-- start --
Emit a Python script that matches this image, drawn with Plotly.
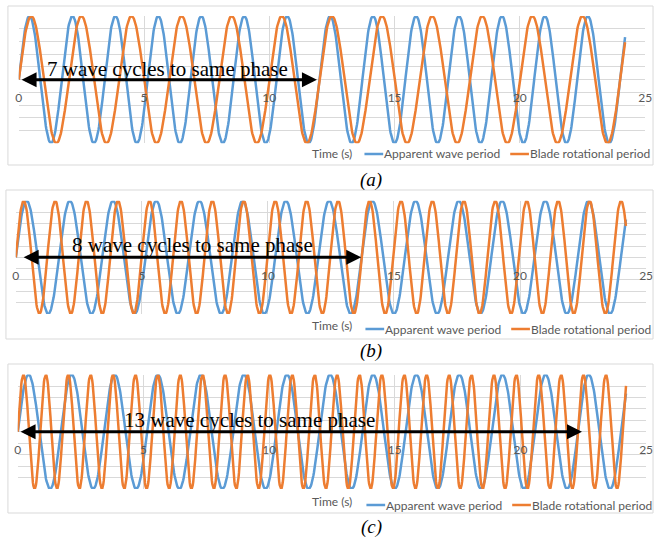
import numpy as np
import plotly.graph_objects as go

W, H = 662, 542

# ---------------- data ----------------
time_end = 24.2                       # s, last sample shown
time_step = 0.02                      # s
apparent_wave_period = [1.7143, 1.7143, 1.7143]     # s, panels a, b, c
blade_rotational_period = [2.0, 1.247, 0.8914]      # s, panels a, b, c
cycles_to_same_phase = [7, 8, 13]
arrow_start_time = [0.05, 0.25, 0.05]
arrow_end_time = [11.9, 13.7, 22.45]
label_time = [5.92, 7.0, 9.2]
label_level = [0.17, 0.21, 0.21]
x_ticks = [0, 5, 10, 15, 20, 25]
panel_labels = ["(a)", "(b)", "(c)"]
series_names = ["Apparent wave period", "Blade rotational period"]
series_colors = ["#5B9BD5", "#ED7D31"]

# ---------------- layout geometry (pixels) ----------------
plot_boxes = [(16, 652, 16, 143.3), (13, 653, 200.7, 314), (15, 653, 374.5, 489)]
frames = [(5, 660, 6, 165), (3, 660, 190, 339), (5, 660, 364, 513)]
legend_y = [154, 329, 505]
title_y = [154, 325, 501]
legend_x0 = [367, 368, 369]
caption_y = [180, 351, 527]


def fx(px):
    return px / W


def fy(py):
    return 1 - py / H


t = np.arange(0, time_end + 1e-9, time_step)

fig = go.Figure()
shapes = []
annotations = []
grid_col = "#D9D9D9"
tick_col = "#595959"
ui_font = "Lato"

for i in range(3):
    xa = "x" if i == 0 else f"x{i+1}"
    ya = "y" if i == 0 else f"y{i+1}"
    xkey = "xaxis" if i == 0 else f"xaxis{i+1}"
    ykey = "yaxis" if i == 0 else f"yaxis{i+1}"
    periods = [apparent_wave_period[i], blade_rotational_period[i]]
    for name, per, col in zip(series_names, periods, series_colors):
        fig.add_trace(go.Scatter(
            x=t, y=np.sin(2 * np.pi * t / per), mode="lines", name=name,
            line=dict(color=col, width=2.5), xaxis=xa, yaxis=ya, showlegend=False,
            hoverinfo="skip"))

    x0, x1, y0, y1 = plot_boxes[i]
    ymid = (y0 + y1) / 2
    fig.update_layout(**{
        xkey: dict(domain=[fx(x0), fx(x1)], range=[-0.001, 25.001], anchor="free",
                   position=fy(ymid), tickvals=x_ticks, ticktext=[str(v) for v in x_ticks],
                   showgrid=True, gridcolor=grid_col, gridwidth=1, zeroline=False,
                   showline=False, ticks="outside", ticklen=7,
                   tickcolor="rgba(0,0,0,0)",
                   tickfont=dict(family=ui_font, size=12, color=tick_col)),
        ykey: dict(domain=[fy(y1), fy(y0)], range=[-1.001, 1.001], anchor=xa,
                   tick0=-1, dtick=0.2, showticklabels=False, showgrid=True,
                   gridcolor=grid_col, gridwidth=1, zeroline=True,
                   zerolinecolor=grid_col, zerolinewidth=1, showline=False, ticks=""),
    })

    # chart frame
    fx0, fx1, fy0, fy1 = frames[i]
    shapes.append(dict(type="rect", xref="paper", yref="paper", x0=fx(fx0), x1=fx(fx1),
                       y0=fy(fy1), y1=fy(fy0), line=dict(color=grid_col, width=1),
                       layer="below"))

    # double-headed arrow
    annotations.append(dict(x=arrow_end_time[i], y=0, ax=arrow_start_time[i], ay=0,
                            xref=xa, yref=ya, axref=xa, ayref=ya, text="",
                            showarrow=True, arrowhead=2, startarrowhead=2,
                            arrowside="end+start", arrowsize=1, startarrowsize=1,
                            arrowwidth=3, arrowcolor="black"))
    annotations.append(dict(x=label_time[i], y=label_level[i], xref=xa, yref=ya,
                            text=f"{cycles_to_same_phase[i]} wave cycles to same phase",
                            showarrow=False, xanchor="center", yanchor="middle",
                            font=dict(family="Liberation Serif", size=21, color="black")))

    # axis title
    annotations.append(dict(x=fx(334), y=fy(title_y[i]), xref="paper", yref="paper",
                            text="Time (s)", showarrow=False, xanchor="center",
                            yanchor="middle",
                            font=dict(family=ui_font, size=12, color=tick_col)))

    # legend
    lx = legend_x0[i]
    ly = legend_y[i]
    for k, (name, col) in enumerate(zip(series_names, series_colors)):
        sx = lx + k * 148
        shapes.append(dict(type="line", xref="paper", yref="paper", x0=fx(sx),
                           x1=fx(sx + 19), y0=fy(ly), y1=fy(ly),
                           line=dict(color=col, width=2.5)))
        annotations.append(dict(x=fx(sx + 19), y=fy(ly), xref="paper", yref="paper",
                                text=name, showarrow=False, xanchor="left",
                                yanchor="middle", xshift=-1,
                                font=dict(family=ui_font, size=12, color=tick_col)))

    # caption
    annotations.append(dict(x=fx(374), y=fy(caption_y[i]), xref="paper", yref="paper",
                            text=f"<i>{panel_labels[i]}</i>", showarrow=False,
                            xanchor="center", yanchor="middle",
                            font=dict(family="Liberation Serif", size=19, color="black")))

fig.update_layout(width=W, height=H, margin=dict(l=0, r=0, t=0, b=0),
                  paper_bgcolor="white", plot_bgcolor="white",
                  shapes=shapes, annotations=annotations, showlegend=False)

fig.write_html("out.html", config={"displayModeBar": False},
               post_script="document.body.style.margin='0';document.body.style.overflow='hidden';")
-- end --
WHAT IS ASKED = Omit pictures; set down the rest of the material word for word.

SOLVED PROBLEM =
Emit a Python script that matches this image, drawn with Plotly.
import numpy as np
import plotly.graph_objects as go

W, H = 662, 542

# ---------------- data ----------------
time_end = 24.2                       # s, last sample shown
time_step = 0.02                      # s
apparent_wave_period = [1.7143, 1.7143, 1.7143]     # s, panels a, b, c
blade_rotational_period = [2.0, 1.247, 0.8914]      # s, panels a, b, c
cycles_to_same_phase = [7, 8, 13]
arrow_start_time = [0.05, 0.25, 0.05]
arrow_end_time = [11.9, 13.7, 22.45]
label_time = [5.92, 7.0, 9.2]
label_level = [0.17, 0.21, 0.21]
x_ticks = [0, 5, 10, 15, 20, 25]
panel_labels = ["(a)", "(b)", "(c)"]
series_names = ["Apparent wave period", "Blade rotational period"]
series_colors = ["#5B9BD5", "#ED7D31"]

# ---------------- layout geometry (pixels) ----------------
plot_boxes = [(16, 652, 16, 143.3), (13, 653, 200.7, 314), (15, 653, 374.5, 489)]
frames = [(5, 660, 6, 165), (3, 660, 190, 339), (5, 660, 364, 513)]
legend_y = [154, 329, 505]
title_y = [154, 325, 501]
legend_x0 = [367, 368, 369]
caption_y = [180, 351, 527]


def fx(px):
    return px / W


def fy(py):
    return 1 - py / H


t = np.arange(0, time_end + 1e-9, time_step)

fig = go.Figure()
shapes = []
annotations = []
grid_col = "#D9D9D9"
tick_col = "#595959"
ui_font = "Lato"

for i in range(3):
    xa = "x" if i == 0 else f"x{i+1}"
    ya = "y" if i == 0 else f"y{i+1}"
    xkey = "xaxis" if i == 0 else f"xaxis{i+1}"
    ykey = "yaxis" if i == 0 else f"yaxis{i+1}"
    periods = [apparent_wave_period[i], blade_rotational_period[i]]
    for name, per, col in zip(series_names, periods, series_colors):
        fig.add_trace(go.Scatter(
            x=t, y=np.sin(2 * np.pi * t / per), mode="lines", name=name,
            line=dict(color=col, width=2.5), xaxis=xa, yaxis=ya, showlegend=False,
            hoverinfo="skip"))

    x0, x1, y0, y1 = plot_boxes[i]
    ymid = (y0 + y1) / 2
    fig.update_layout(**{
        xkey: dict(domain=[fx(x0), fx(x1)], range=[-0.001, 25.001], anchor="free",
                   position=fy(ymid), tickvals=x_ticks, ticktext=[str(v) for v in x_ticks],
                   showgrid=True, gridcolor=grid_col, gridwidth=1, zeroline=False,
                   showline=False, ticks="outside", ticklen=7,
                   tickcolor="rgba(0,0,0,0)",
                   tickfont=dict(family=ui_font, size=12, color=tick_col)),
        ykey: dict(domain=[fy(y1), fy(y0)], range=[-1.001, 1.001], anchor=xa,
                   tick0=-1, dtick=0.2, showticklabels=False, showgrid=True,
                   gridcolor=grid_col, gridwidth=1, zeroline=True,
                   zerolinecolor=grid_col, zerolinewidth=1, showline=False, ticks=""),
    })

    # chart frame
    fx0, fx1, fy0, fy1 = frames[i]
    shapes.append(dict(type="rect", xref="paper", yref="paper", x0=fx(fx0), x1=fx(fx1),
                       y0=fy(fy1), y1=fy(fy0), line=dict(color=grid_col, width=1),
                       layer="below"))

    # double-headed arrow
    annotations.append(dict(x=arrow_end_time[i], y=0, ax=arrow_start_time[i], ay=0,
                            xref=xa, yref=ya, axref=xa, ayref=ya, text="",
                            showarrow=True, arrowhead=2, startarrowhead=2,
                            arrowside="end+start", arrowsize=1, startarrowsize=1,
                            arrowwidth=3, arrowcolor="black"))
    annotations.append(dict(x=label_time[i], y=label_level[i], xref=xa, yref=ya,
                            text=f"{cycles_to_same_phase[i]} wave cycles to same phase",
                            showarrow=False, xanchor="center", yanchor="middle",
                            font=dict(family="Liberation Serif", size=21, color="black")))

    # axis title
    annotations.append(dict(x=fx(334), y=fy(title_y[i]), xref="paper", yref="paper",
                            text="Time (s)", showarrow=False, xanchor="center",
                            yanchor="middle",
                            font=dict(family=ui_font, size=12, color=tick_col)))

    # legend
    lx = legend_x0[i]
    ly = legend_y[i]
    for k, (name, col) in enumerate(zip(series_names, series_colors)):
        sx = lx + k * 148
        shapes.append(dict(type="line", xref="paper", yref="paper", x0=fx(sx),
                           x1=fx(sx + 19), y0=fy(ly), y1=fy(ly),
                           line=dict(color=col, width=2.5)))
        annotations.append(dict(x=fx(sx + 19), y=fy(ly), xref="paper", yref="paper",
                                text=name, showarrow=False, xanchor="left",
                                yanchor="middle", xshift=-1,
                                font=dict(family=ui_font, size=12, color=tick_col)))

    # caption
    annotations.append(dict(x=fx(374), y=fy(caption_y[i]), xref="paper", yref="paper",
                            text=f"<i>{panel_labels[i]}</i>", showarrow=False,
                            xanchor="center", yanchor="middle",
                            font=dict(family="Liberation Serif", size=19, color="black")))

fig.update_layout(width=W, height=H, margin=dict(l=0, r=0, t=0, b=0),
                  paper_bgcolor="white", plot_bgcolor="white",
                  shapes=shapes, annotations=annotations, showlegend=False)

fig.write_html("out.html", config={"displayModeBar": False},
               post_script="document.body.style.margin='0';document.body.style.overflow='hidden';")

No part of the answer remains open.